Mark has generated the fake raw data using recent software, 5000 files of 10 GB each. This was done just before the break.

Future Commissioning Simulations

Mark generated a hundred jobs using Tegan's new BCAL code at Sean's request. Sean will look over the results.

New HDPM Documentation

Nathan has transitioned to using the GitHub built-in wiki for Hall D Package Manager documentation. Find it at https://github.com/JeffersonLab/hdpm/wiki .

Intentional gaps in the sequence of run numbers

We continued the discussion of encoding some additional information into run numbers (for real data).

There are two possible advantages:

1) Predictability of run numbers for a future run period.

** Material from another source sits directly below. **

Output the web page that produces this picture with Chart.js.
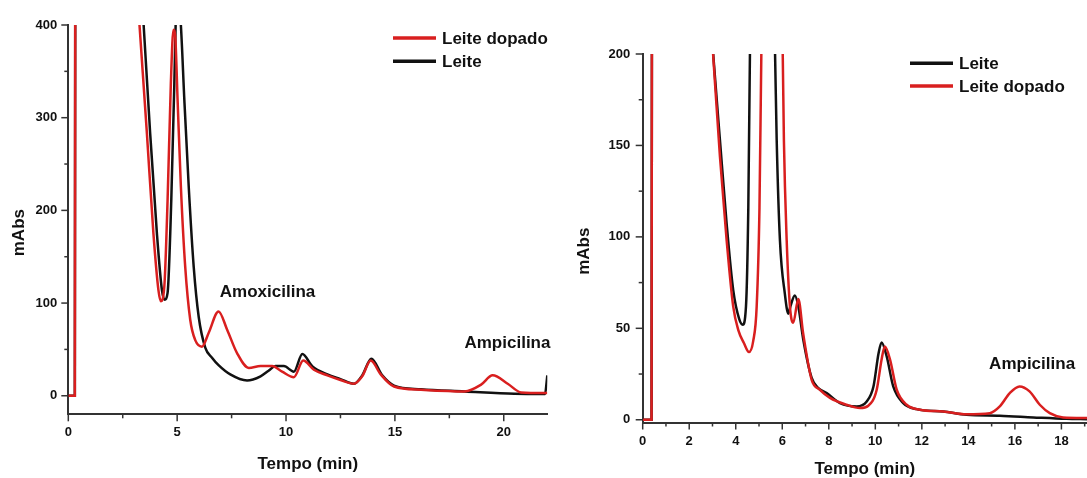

We have had a policy of setting the run number in Monte Carlo data to match that of real data when that Monte Carlo is supposed to emulate conditions of real runs. This is fine after the run is over, but when creating simulated data for a future run, it is hard to guess what the run numbers will be. Since the run number is encoded in each event of the simulated data, it is hard to change after the fact. If we had a regular scheme for run numbers where those numbers indicate the run period, this problem would be solved.

2) Run number as an identifier of past run periods.

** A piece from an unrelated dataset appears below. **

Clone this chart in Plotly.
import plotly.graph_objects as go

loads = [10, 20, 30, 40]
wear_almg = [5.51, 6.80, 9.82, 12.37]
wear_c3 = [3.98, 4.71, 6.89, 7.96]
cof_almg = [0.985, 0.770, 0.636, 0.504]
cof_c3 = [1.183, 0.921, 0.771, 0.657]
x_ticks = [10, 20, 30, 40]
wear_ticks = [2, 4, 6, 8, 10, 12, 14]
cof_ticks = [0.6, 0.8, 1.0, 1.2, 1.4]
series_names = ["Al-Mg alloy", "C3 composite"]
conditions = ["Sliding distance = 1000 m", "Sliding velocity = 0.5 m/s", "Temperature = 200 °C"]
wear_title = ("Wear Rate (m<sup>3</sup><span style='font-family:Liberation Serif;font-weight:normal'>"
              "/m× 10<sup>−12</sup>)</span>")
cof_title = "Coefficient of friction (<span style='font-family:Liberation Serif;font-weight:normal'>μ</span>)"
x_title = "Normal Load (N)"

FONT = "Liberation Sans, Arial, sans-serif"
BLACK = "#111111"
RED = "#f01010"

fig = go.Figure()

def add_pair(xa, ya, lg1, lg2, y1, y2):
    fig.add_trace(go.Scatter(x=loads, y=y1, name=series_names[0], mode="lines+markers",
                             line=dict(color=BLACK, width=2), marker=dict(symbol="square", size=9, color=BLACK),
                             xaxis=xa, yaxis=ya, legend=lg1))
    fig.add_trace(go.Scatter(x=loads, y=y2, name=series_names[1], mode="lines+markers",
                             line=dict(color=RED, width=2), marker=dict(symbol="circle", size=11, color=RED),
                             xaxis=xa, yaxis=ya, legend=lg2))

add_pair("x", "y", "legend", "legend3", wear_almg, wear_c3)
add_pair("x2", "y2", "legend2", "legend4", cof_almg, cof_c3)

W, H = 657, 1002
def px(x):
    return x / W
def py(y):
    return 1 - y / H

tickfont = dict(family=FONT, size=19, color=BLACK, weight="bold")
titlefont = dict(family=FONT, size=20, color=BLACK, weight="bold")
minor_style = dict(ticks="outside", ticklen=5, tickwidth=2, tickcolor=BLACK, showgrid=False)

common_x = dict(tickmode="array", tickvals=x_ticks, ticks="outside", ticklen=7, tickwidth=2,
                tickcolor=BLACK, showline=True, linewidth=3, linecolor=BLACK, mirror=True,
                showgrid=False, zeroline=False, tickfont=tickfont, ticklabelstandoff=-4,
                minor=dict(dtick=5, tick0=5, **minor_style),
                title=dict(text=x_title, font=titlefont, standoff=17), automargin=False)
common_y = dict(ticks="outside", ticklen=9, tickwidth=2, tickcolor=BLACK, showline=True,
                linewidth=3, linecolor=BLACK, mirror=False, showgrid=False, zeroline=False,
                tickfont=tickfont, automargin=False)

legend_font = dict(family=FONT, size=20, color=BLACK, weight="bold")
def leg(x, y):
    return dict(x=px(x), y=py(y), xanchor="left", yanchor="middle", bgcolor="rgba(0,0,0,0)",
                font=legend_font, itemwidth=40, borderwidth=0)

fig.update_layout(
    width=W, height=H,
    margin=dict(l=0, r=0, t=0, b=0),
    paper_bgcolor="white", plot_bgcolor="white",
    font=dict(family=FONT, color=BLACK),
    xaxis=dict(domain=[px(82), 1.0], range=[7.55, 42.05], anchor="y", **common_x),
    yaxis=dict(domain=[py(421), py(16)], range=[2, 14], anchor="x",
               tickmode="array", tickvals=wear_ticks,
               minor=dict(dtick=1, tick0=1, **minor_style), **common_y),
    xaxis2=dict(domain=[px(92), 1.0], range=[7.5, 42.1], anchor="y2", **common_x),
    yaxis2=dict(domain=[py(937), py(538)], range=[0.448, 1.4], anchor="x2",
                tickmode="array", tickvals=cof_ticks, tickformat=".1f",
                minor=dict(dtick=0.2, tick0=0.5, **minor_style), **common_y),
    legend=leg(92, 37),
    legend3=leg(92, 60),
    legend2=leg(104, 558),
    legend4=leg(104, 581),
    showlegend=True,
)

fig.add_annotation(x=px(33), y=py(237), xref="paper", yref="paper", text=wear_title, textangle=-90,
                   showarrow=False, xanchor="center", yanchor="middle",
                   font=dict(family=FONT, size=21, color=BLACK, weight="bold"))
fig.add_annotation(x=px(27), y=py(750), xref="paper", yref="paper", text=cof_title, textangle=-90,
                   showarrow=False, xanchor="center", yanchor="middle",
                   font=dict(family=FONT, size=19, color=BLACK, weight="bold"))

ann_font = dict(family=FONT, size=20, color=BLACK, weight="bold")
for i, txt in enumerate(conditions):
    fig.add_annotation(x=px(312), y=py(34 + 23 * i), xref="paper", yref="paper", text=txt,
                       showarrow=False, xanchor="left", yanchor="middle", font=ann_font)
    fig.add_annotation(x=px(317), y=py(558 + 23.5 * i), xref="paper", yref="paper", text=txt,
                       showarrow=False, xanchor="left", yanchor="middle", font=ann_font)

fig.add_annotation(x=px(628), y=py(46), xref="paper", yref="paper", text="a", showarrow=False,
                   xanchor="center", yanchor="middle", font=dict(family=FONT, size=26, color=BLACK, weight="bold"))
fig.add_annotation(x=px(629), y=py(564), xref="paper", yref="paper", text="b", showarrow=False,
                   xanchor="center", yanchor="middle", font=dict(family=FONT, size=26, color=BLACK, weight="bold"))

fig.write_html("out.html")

If there was a known correspondence between run period and run number, then file identification is easier. The idea can be extended to have fields for run period, Julian date, and intra-day index for finer grained identification, as is done by STAR.

Traditionally, of course, run numbers increment by one from run to run no matter what. And that seems to have always worked in the past.

We settled on a scheme at the last offline meeting and decided to propose it to the Collaboration, mainly to have something concrete to discuss. The idea is to always start a run period at an increment of 10,000. So far we have used 4,000+ runs, so this Spring run starts with run 10,000 and when we run in Fall we start with 20,000. And so on. In the highly unlikely case of using more than 10k runs in a period, we just skip to the next increment of 10k. Our understanding is this is not hard to implement in the data acquisition system.